- Zdajemy sobie sprawę, że szkolenia rezerwy muszą się odbywać i one będą się odbywały, ale nie powołujemy osób w starszym wieku — powiedział w piątek wiceminister obrony narodowej Wojciech Skurkiewicz.
Pod koniec sierpnia portal natemat.pl, powołując się na informacje otrzymane od swoich czytelników, podał, że „wiele osób otrzymuje powołania do wojska” i że „nawet 63-latkowie mogą spodziewać się wezwania. Zespół Prasowy Szefa Sztabu Generalnego Wojska Polskiego poinformował, w odpowiedzi na zadane pytania, że ‘powołania żołnierzy na ćwiczenia wojskowe wynikają ze wznowionych, po okresie wstrzymania w związku z epidemią, szkoleń i ćwiczeń w jednostkach wojskowych organizowanych stosownie do potrzeb Sił Zbrojnych RP’” - czytamy w artykule.

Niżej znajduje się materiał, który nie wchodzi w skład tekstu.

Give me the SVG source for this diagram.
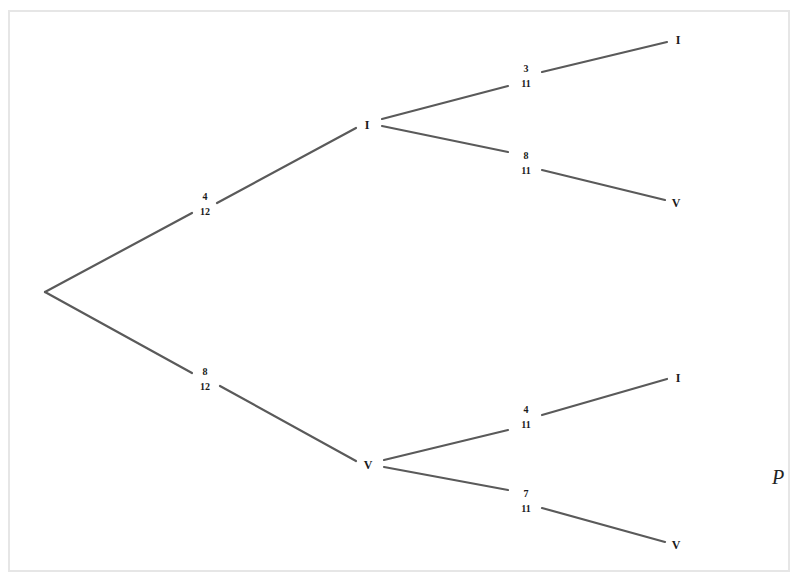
<svg xmlns="http://www.w3.org/2000/svg" width="795" height="574" viewBox="0 0 795 574">
<style>
.ln{stroke:#5a5a5a;stroke-width:2.2;fill:none;stroke-linecap:round}
.t{font-family:"Liberation Serif",serif;font-weight:bold;fill:#1a1a1a;text-anchor:middle}
.fr{font-size:10px}
.nd{font-size:12px}
</style>
<rect x="0" y="0" width="795" height="574" fill="#fff"/>
<rect x="9" y="11" width="780" height="560" fill="none" stroke="#e6e6e6" stroke-width="2"/>
<g id="connectors">
<line class="ln" x1="45" y1="292" x2="192" y2="213"/>
<line class="ln" x1="217" y1="203" x2="356" y2="128"/>
<line class="ln" x1="45" y1="292" x2="192" y2="373"/>
<line class="ln" x1="220" y1="386" x2="356" y2="461"/>
<line class="ln" x1="382" y1="119" x2="508" y2="86"/>
<line class="ln" x1="542" y1="72" x2="667" y2="42"/>
<line class="ln" x1="382" y1="126" x2="508" y2="152"/>
<line class="ln" x1="542" y1="170" x2="665" y2="200"/>
<line class="ln" x1="384" y1="460" x2="508" y2="430"/>
<line class="ln" x1="542" y1="415" x2="667" y2="379"/>
<line class="ln" x1="384" y1="467" x2="508" y2="490"/>
<line class="ln" x1="542" y1="508" x2="665" y2="542"/>
</g>
<g id="p1"><text class="t fr" x="205" y="200">4</text><text class="t fr" x="205" y="215">12</text></g>
<g id="p2"><text class="t fr" x="205" y="375">8</text><text class="t fr" x="205" y="390">12</text></g>
<g id="n-I"><text class="t nd" x="367" y="129">I</text></g>
<g id="n-V"><text class="t nd" x="368" y="469">V</text></g>
<g id="p3"><text class="t fr" x="526" y="72">3</text><text class="t fr" x="526" y="87">11</text></g>
<g id="p4"><text class="t fr" x="526" y="159">8</text><text class="t fr" x="526" y="174">11</text></g>
<g id="p5"><text class="t fr" x="526" y="413">4</text><text class="t fr" x="526" y="428">11</text></g>
<g id="p6"><text class="t fr" x="526" y="497">7</text><text class="t fr" x="526" y="512">11</text></g>
<g id="n-II"><text class="t nd" x="678" y="44">I</text></g>
<g id="n-IV"><text class="t nd" x="676" y="207">V</text></g>
<g id="n-VI"><text class="t nd" x="678" y="382">I</text></g>
<g id="n-VV"><text class="t nd" x="676" y="549">V</text></g>
<text x="772" y="484" font-family="Liberation Serif,serif" font-style="italic" font-size="20" fill="#222">P</text>
</svg>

Do publikacji odniósł się wiceszef MON w Polskim Radiu 24. Pytany, czy to prawda, że na ćwiczenia rezerwy są powoływani nawet 60-latkowie, odparł, że „to jest jakiś żart. Proszę pamiętać, że ćwiczenia rezerwy za czasów naszych poprzedników były zredukowane praktycznie do zera. Od roku 2016 zaczęliśmy odbudowywać ten potencjał sił rezerwowych i one są realizowane” - podkreślił.
Pandemia ostudziła zapał
Dodał, że pandemia koronawirusa nieco ostudziła ten zapał. „Ale zdajemy sobie sprawę z tego, że szkolenia rezerwy muszą się odbywać i te szkolenia rezerwy będą się odbywały, ale my nie powołujemy osób w wieku starszym. My powołujemy wszystkich tych, którzy są w naszych zasobach rezerwowych. I te osoby, które mają karty powołania mobilizacyjne, zdają sobie z tego sprawę, że w każdej chwili na ćwiczenia — krótsze czy dłuższe — muszą być powołane” - powiedział Skurkiewicz.
Dopytywany, jaki wiek jest tym granicznym, wyjaśnił, że jest podobnie jak w przypadku Wojsk Obrony Terytorialnej. „Jest nieco inaczej, jeżeli chodzi o oficerów, bo ten wiek jest nieco wyższy. Jeżeli chodzi o korpus szeregowy, to jest bodajże 55. rok życia, więc to są takie informacje nie do końca sprawdzone” - stwierdził wiceminister obrony narodowej.